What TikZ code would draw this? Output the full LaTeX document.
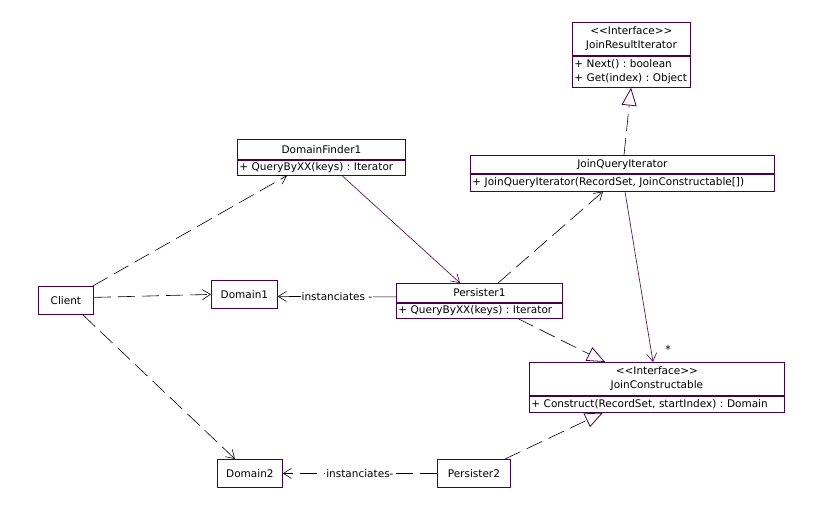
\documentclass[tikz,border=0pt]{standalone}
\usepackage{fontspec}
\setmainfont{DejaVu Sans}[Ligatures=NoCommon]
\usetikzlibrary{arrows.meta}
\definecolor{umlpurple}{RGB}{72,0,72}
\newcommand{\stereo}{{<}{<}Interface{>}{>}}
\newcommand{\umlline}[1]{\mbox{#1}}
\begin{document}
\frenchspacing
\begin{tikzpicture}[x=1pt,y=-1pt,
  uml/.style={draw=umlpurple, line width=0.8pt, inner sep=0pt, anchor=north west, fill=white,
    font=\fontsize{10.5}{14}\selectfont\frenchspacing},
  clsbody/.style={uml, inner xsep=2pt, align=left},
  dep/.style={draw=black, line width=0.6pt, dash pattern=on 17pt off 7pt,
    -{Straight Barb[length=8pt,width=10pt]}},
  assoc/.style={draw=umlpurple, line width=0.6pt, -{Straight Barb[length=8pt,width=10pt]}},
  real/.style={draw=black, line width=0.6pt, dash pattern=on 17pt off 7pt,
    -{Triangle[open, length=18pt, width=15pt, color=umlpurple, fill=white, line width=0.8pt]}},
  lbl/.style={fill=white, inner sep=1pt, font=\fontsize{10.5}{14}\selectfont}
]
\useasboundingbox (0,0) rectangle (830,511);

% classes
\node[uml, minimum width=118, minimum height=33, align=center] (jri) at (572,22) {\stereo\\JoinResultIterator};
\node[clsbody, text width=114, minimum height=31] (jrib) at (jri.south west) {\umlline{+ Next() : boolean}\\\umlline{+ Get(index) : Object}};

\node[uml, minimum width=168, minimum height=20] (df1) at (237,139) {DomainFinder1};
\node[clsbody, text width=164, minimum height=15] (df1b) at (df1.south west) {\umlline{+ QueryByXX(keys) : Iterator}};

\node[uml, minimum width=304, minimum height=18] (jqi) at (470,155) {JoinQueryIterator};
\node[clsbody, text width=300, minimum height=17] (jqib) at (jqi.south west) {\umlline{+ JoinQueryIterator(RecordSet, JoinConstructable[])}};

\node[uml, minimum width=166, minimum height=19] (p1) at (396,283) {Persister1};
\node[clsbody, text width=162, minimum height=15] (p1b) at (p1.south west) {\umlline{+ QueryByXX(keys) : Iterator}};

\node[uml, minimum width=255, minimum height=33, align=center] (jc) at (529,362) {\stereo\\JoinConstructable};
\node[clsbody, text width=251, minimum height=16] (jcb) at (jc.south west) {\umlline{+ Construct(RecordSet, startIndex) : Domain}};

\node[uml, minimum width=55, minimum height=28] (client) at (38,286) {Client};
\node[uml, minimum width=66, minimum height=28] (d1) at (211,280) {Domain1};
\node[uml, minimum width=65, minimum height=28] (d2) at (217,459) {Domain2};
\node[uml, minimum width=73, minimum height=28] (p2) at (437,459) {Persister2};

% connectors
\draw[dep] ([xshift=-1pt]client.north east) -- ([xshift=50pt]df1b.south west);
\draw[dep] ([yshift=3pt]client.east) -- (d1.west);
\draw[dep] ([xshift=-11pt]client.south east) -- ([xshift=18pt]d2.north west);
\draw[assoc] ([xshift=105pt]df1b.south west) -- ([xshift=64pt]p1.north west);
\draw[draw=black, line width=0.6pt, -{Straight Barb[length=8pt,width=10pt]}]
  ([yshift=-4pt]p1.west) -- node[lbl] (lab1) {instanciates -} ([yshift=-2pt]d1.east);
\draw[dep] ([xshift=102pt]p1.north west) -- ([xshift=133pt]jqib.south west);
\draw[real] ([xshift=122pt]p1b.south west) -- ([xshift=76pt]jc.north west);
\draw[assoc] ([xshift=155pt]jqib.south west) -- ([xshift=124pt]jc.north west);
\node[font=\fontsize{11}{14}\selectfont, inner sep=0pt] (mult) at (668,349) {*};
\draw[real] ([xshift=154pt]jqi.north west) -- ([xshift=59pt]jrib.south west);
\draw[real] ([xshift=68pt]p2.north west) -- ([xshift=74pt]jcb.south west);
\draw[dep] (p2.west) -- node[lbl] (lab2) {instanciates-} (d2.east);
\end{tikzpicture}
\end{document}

__________

What you need to do - Omit every picture, then repeat the remaining data exactly as it appears above.

Written solution -
What TikZ code would draw this? Output the full LaTeX document.
\documentclass[tikz,border=0pt]{standalone}
\usepackage{fontspec}
\setmainfont{DejaVu Sans}[Ligatures=NoCommon]
\usetikzlibrary{arrows.meta}
\definecolor{umlpurple}{RGB}{72,0,72}
\newcommand{\stereo}{{<}{<}Interface{>}{>}}
\newcommand{\umlline}[1]{\mbox{#1}}
\begin{document}
\frenchspacing
\begin{tikzpicture}[x=1pt,y=-1pt,
  uml/.style={draw=umlpurple, line width=0.8pt, inner sep=0pt, anchor=north west, fill=white,
    font=\fontsize{10.5}{14}\selectfont\frenchspacing},
  clsbody/.style={uml, inner xsep=2pt, align=left},
  dep/.style={draw=black, line width=0.6pt, dash pattern=on 17pt off 7pt,
    -{Straight Barb[length=8pt,width=10pt]}},
  assoc/.style={draw=umlpurple, line width=0.6pt, -{Straight Barb[length=8pt,width=10pt]}},
  real/.style={draw=black, line width=0.6pt, dash pattern=on 17pt off 7pt,
    -{Triangle[open, length=18pt, width=15pt, color=umlpurple, fill=white, line width=0.8pt]}},
  lbl/.style={fill=white, inner sep=1pt, font=\fontsize{10.5}{14}\selectfont}
]
\useasboundingbox (0,0) rectangle (830,511);

% classes
\node[uml, minimum width=118, minimum height=33, align=center] (jri) at (572,22) {\stereo\\JoinResultIterator};
\node[clsbody, text width=114, minimum height=31] (jrib) at (jri.south west) {\umlline{+ Next() : boolean}\\\umlline{+ Get(index) : Object}};

\node[uml, minimum width=168, minimum height=20] (df1) at (237,139) {DomainFinder1};
\node[clsbody, text width=164, minimum height=15] (df1b) at (df1.south west) {\umlline{+ QueryByXX(keys) : Iterator}};

\node[uml, minimum width=304, minimum height=18] (jqi) at (470,155) {JoinQueryIterator};
\node[clsbody, text width=300, minimum height=17] (jqib) at (jqi.south west) {\umlline{+ JoinQueryIterator(RecordSet, JoinConstructable[])}};

\node[uml, minimum width=166, minimum height=19] (p1) at (396,283) {Persister1};
\node[clsbody, text width=162, minimum height=15] (p1b) at (p1.south west) {\umlline{+ QueryByXX(keys) : Iterator}};

\node[uml, minimum width=255, minimum height=33, align=center] (jc) at (529,362) {\stereo\\JoinConstructable};
\node[clsbody, text width=251, minimum height=16] (jcb) at (jc.south west) {\umlline{+ Construct(RecordSet, startIndex) : Domain}};

\node[uml, minimum width=55, minimum height=28] (client) at (38,286) {Client};
\node[uml, minimum width=66, minimum height=28] (d1) at (211,280) {Domain1};
\node[uml, minimum width=65, minimum height=28] (d2) at (217,459) {Domain2};
\node[uml, minimum width=73, minimum height=28] (p2) at (437,459) {Persister2};

% connectors
\draw[dep] ([xshift=-1pt]client.north east) -- ([xshift=50pt]df1b.south west);
\draw[dep] ([yshift=3pt]client.east) -- (d1.west);
\draw[dep] ([xshift=-11pt]client.south east) -- ([xshift=18pt]d2.north west);
\draw[assoc] ([xshift=105pt]df1b.south west) -- ([xshift=64pt]p1.north west);
\draw[draw=black, line width=0.6pt, -{Straight Barb[length=8pt,width=10pt]}]
  ([yshift=-4pt]p1.west) -- node[lbl] (lab1) {instanciates -} ([yshift=-2pt]d1.east);
\draw[dep] ([xshift=102pt]p1.north west) -- ([xshift=133pt]jqib.south west);
\draw[real] ([xshift=122pt]p1b.south west) -- ([xshift=76pt]jc.north west);
\draw[assoc] ([xshift=155pt]jqib.south west) -- ([xshift=124pt]jc.north west);
\node[font=\fontsize{11}{14}\selectfont, inner sep=0pt] (mult) at (668,349) {*};
\draw[real] ([xshift=154pt]jqi.north west) -- ([xshift=59pt]jrib.south west);
\draw[real] ([xshift=68pt]p2.north west) -- ([xshift=74pt]jcb.south west);
\draw[dep] (p2.west) -- node[lbl] (lab2) {instanciates-} (d2.east);
\end{tikzpicture}
\end{document}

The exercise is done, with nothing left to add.